> _DATA_:

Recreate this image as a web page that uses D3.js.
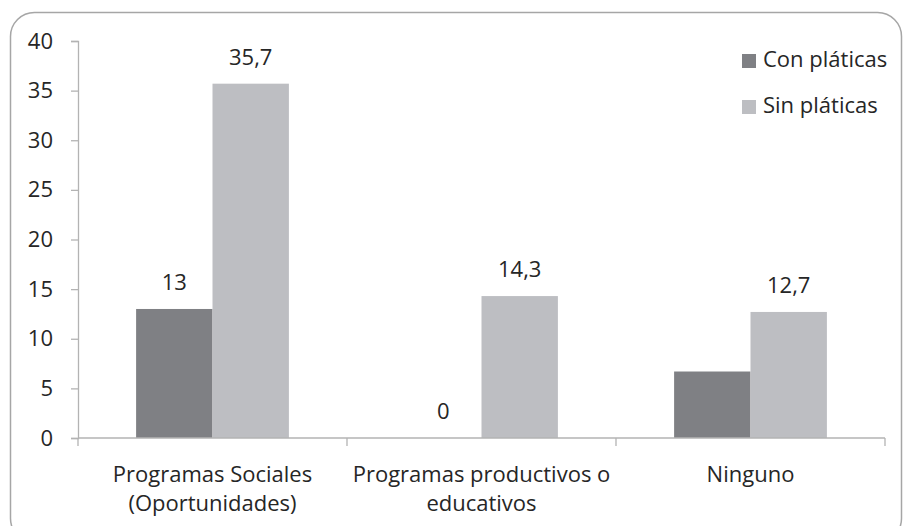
<!DOCTYPE html>
<html>
<head>
<meta charset="utf-8">
<script src="https://cdn.jsdelivr.net/npm/d3@7"></script>
<style>
  body { margin: 0; background: #fff; }
  svg text { font-family: "Open Sans", sans-serif; fill: #262626; }
</style>
</head>
<body>
<svg id="chart" width="903" height="526"></svg>
<script>
// categories and the two series
var categories = [["Programas Sociales", "(Oportunidades)"], ["Programas productivos o", "educativos"], ["Ninguno"]];
var seriesNames = ["Con pláticas", "Sin pláticas"];
var conPlaticas = [13, 0, 6.7];
var sinPlaticas = [35.7, 14.3, 12.7];
// which bars carry a value label (the dark Ninguno bar has none)
var conLabeled = [true, true, false];
var sinLabeled = [true, true, true];
var yTicks = [0, 5, 10, 15, 20, 25, 30, 35, 40];

var colors = ["#7f8084", "#bdbec2"];
var fontSize = 22;
var svg = d3.select("#chart");

// outer frame
svg.append("rect")
  .attr("x", 10.5).attr("y", 12.5)
  .attr("width", 891).attr("height", 530)
  .attr("rx", 24).attr("ry", 24)
  .attr("fill", "none")
  .attr("stroke", "#a6a6a6")
  .attr("stroke-width", 1.5);

var plotLeft = 78, plotRight = 885, plotTop = 41, plotBottom = 438;

var x0 = d3.scaleBand()
  .domain(d3.range(categories.length))
  .range([plotLeft, plotRight]);

var pad = x0.bandwidth() * 0.216;
var x1 = d3.scaleBand()
  .domain(seriesNames)
  .range([pad, x0.bandwidth() - pad]);

var y = d3.scaleLinear().domain([0, 40]).range([plotBottom, plotTop]);

var fmt = function (v) { return String(v).replace(".", ","); };

var rows = categories.map(function (c, i) {
  return [
    {s: seriesNames[0], v: conPlaticas[i], show: conLabeled[i], c: colors[0]},
    {s: seriesNames[1], v: sinPlaticas[i], show: sinLabeled[i], c: colors[1]}
  ];
});

// y axis
var yAxis = svg.append("g")
  .attr("transform", "translate(" + plotLeft + ",0)")
  .call(d3.axisLeft(y).tickValues(yTicks).tickSize(7).tickPadding(18));
yAxis.select(".domain").attr("stroke", "#b3b3b3").attr("stroke-width", 1.3);
yAxis.selectAll(".tick line").attr("stroke", "#b3b3b3").attr("stroke-width", 1.3);
yAxis.selectAll(".tick text")
  .attr("font-size", fontSize)
  .attr("font-family", "Open Sans, sans-serif")
  .attr("fill", "#262626");

// bars
var groups = svg.selectAll(".grp").data(rows).enter().append("g")
  .attr("transform", function (d, i) { return "translate(" + x0(i) + ",0)"; });

groups.selectAll("rect").data(function (d) { return d; }).enter().append("rect")
  .attr("x", function (d) { return x1(d.s); })
  .attr("width", x1.bandwidth())
  .attr("y", function (d) { return y(d.v); })
  .attr("height", function (d) { return y(0) - y(d.v); })
  .attr("fill", function (d) { return d.c; });

groups.selectAll(".val").data(function (d) { return d.filter(function (e) { return e.show; }); })
  .enter().append("text")
  .attr("x", function (d) { return x1(d.s) + x1.bandwidth() / 2; })
  .attr("y", function (d) { return y(d.v) - 19; })
  .attr("text-anchor", "middle")
  .attr("font-size", fontSize)
  .text(function (d) { return fmt(d.v); });

// x axis: baseline and category boundary ticks
svg.append("line")
  .attr("x1", plotLeft).attr("x2", plotRight)
  .attr("y1", plotBottom).attr("y2", plotBottom)
  .attr("stroke", "#b3b3b3").attr("stroke-width", 1.3);

var bounds = d3.range(categories.length).map(function (i) { return x0(i); }).concat([plotRight]);
svg.selectAll(".xt").data(bounds).enter().append("line")
  .attr("x1", function (d) { return d; }).attr("x2", function (d) { return d; })
  .attr("y1", plotBottom).attr("y2", plotBottom + 8)
  .attr("stroke", "#b3b3b3").attr("stroke-width", 1.3);

var catText = svg.selectAll(".cat").data(categories).enter().append("text")
  .attr("text-anchor", "middle")
  .attr("font-size", fontSize)
  .attr("x", function (d, i) { return x0(i) + x0.bandwidth() / 2; })
  .attr("y", 482);
catText.selectAll("tspan").data(function (d) { return d; }).enter().append("tspan")
  .attr("x", function () { return this.parentNode.getAttribute("x"); })
  .attr("dy", function (d, i) { return i === 0 ? 0 : 28.5; })
  .text(function (d) { return d; });

// legend
var legend = svg.selectAll(".leg").data(seriesNames).enter().append("g")
  .attr("transform", function (d, i) { return "translate(742," + (54 + i * 46) + ")"; });
legend.append("rect")
  .attr("width", 14).attr("height", 14)
  .attr("fill", function (d, i) { return colors[i]; });
legend.append("text")
  .attr("x", 21).attr("y", 13)
  .attr("font-size", fontSize)
  .text(function (d) { return d; });
</script>
</body>
</html>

> _PROBLEM_: Give an exact copy of the material, leaving out every picture.

> _EXERCISE OUTPUT_:
Recreate this image as a web page that uses D3.js.
<!DOCTYPE html>
<html>
<head>
<meta charset="utf-8">
<script src="https://cdn.jsdelivr.net/npm/d3@7"></script>
<style>
  body { margin: 0; background: #fff; }
  svg text { font-family: "Open Sans", sans-serif; fill: #262626; }
</style>
</head>
<body>
<svg id="chart" width="903" height="526"></svg>
<script>
// categories and the two series
var categories = [["Programas Sociales", "(Oportunidades)"], ["Programas productivos o", "educativos"], ["Ninguno"]];
var seriesNames = ["Con pláticas", "Sin pláticas"];
var conPlaticas = [13, 0, 6.7];
var sinPlaticas = [35.7, 14.3, 12.7];
// which bars carry a value label (the dark Ninguno bar has none)
var conLabeled = [true, true, false];
var sinLabeled = [true, true, true];
var yTicks = [0, 5, 10, 15, 20, 25, 30, 35, 40];

var colors = ["#7f8084", "#bdbec2"];
var fontSize = 22;
var svg = d3.select("#chart");

// outer frame
svg.append("rect")
  .attr("x", 10.5).attr("y", 12.5)
  .attr("width", 891).attr("height", 530)
  .attr("rx", 24).attr("ry", 24)
  .attr("fill", "none")
  .attr("stroke", "#a6a6a6")
  .attr("stroke-width", 1.5);

var plotLeft = 78, plotRight = 885, plotTop = 41, plotBottom = 438;

var x0 = d3.scaleBand()
  .domain(d3.range(categories.length))
  .range([plotLeft, plotRight]);

var pad = x0.bandwidth() * 0.216;
var x1 = d3.scaleBand()
  .domain(seriesNames)
  .range([pad, x0.bandwidth() - pad]);

var y = d3.scaleLinear().domain([0, 40]).range([plotBottom, plotTop]);

var fmt = function (v) { return String(v).replace(".", ","); };

var rows = categories.map(function (c, i) {
  return [
    {s: seriesNames[0], v: conPlaticas[i], show: conLabeled[i], c: colors[0]},
    {s: seriesNames[1], v: sinPlaticas[i], show: sinLabeled[i], c: colors[1]}
  ];
});

// y axis
var yAxis = svg.append("g")
  .attr("transform", "translate(" + plotLeft + ",0)")
  .call(d3.axisLeft(y).tickValues(yTicks).tickSize(7).tickPadding(18));
yAxis.select(".domain").attr("stroke", "#b3b3b3").attr("stroke-width", 1.3);
yAxis.selectAll(".tick line").attr("stroke", "#b3b3b3").attr("stroke-width", 1.3);
yAxis.selectAll(".tick text")
  .attr("font-size", fontSize)
  .attr("font-family", "Open Sans, sans-serif")
  .attr("fill", "#262626");

// bars
var groups = svg.selectAll(".grp").data(rows).enter().append("g")
  .attr("transform", function (d, i) { return "translate(" + x0(i) + ",0)"; });

groups.selectAll("rect").data(function (d) { return d; }).enter().append("rect")
  .attr("x", function (d) { return x1(d.s); })
  .attr("width", x1.bandwidth())
  .attr("y", function (d) { return y(d.v); })
  .attr("height", function (d) { return y(0) - y(d.v); })
  .attr("fill", function (d) { return d.c; });

groups.selectAll(".val").data(function (d) { return d.filter(function (e) { return e.show; }); })
  .enter().append("text")
  .attr("x", function (d) { return x1(d.s) + x1.bandwidth() / 2; })
  .attr("y", function (d) { return y(d.v) - 19; })
  .attr("text-anchor", "middle")
  .attr("font-size", fontSize)
  .text(function (d) { return fmt(d.v); });

// x axis: baseline and category boundary ticks
svg.append("line")
  .attr("x1", plotLeft).attr("x2", plotRight)
  .attr("y1", plotBottom).attr("y2", plotBottom)
  .attr("stroke", "#b3b3b3").attr("stroke-width", 1.3);

var bounds = d3.range(categories.length).map(function (i) { return x0(i); }).concat([plotRight]);
svg.selectAll(".xt").data(bounds).enter().append("line")
  .attr("x1", function (d) { return d; }).attr("x2", function (d) { return d; })
  .attr("y1", plotBottom).attr("y2", plotBottom + 8)
  .attr("stroke", "#b3b3b3").attr("stroke-width", 1.3);

var catText = svg.selectAll(".cat").data(categories).enter().append("text")
  .attr("text-anchor", "middle")
  .attr("font-size", fontSize)
  .attr("x", function (d, i) { return x0(i) + x0.bandwidth() / 2; })
  .attr("y", 482);
catText.selectAll("tspan").data(function (d) { return d; }).enter().append("tspan")
  .attr("x", function () { return this.parentNode.getAttribute("x"); })
  .attr("dy", function (d, i) { return i === 0 ? 0 : 28.5; })
  .text(function (d) { return d; });

// legend
var legend = svg.selectAll(".leg").data(seriesNames).enter().append("g")
  .attr("transform", function (d, i) { return "translate(742," + (54 + i * 46) + ")"; });
legend.append("rect")
  .attr("width", 14).attr("height", 14)
  .attr("fill", function (d, i) { return colors[i]; });
legend.append("text")
  .attr("x", 21).attr("y", 13)
  .attr("font-size", fontSize)
  .text(function (d) { return d; });
</script>
</body>
</html>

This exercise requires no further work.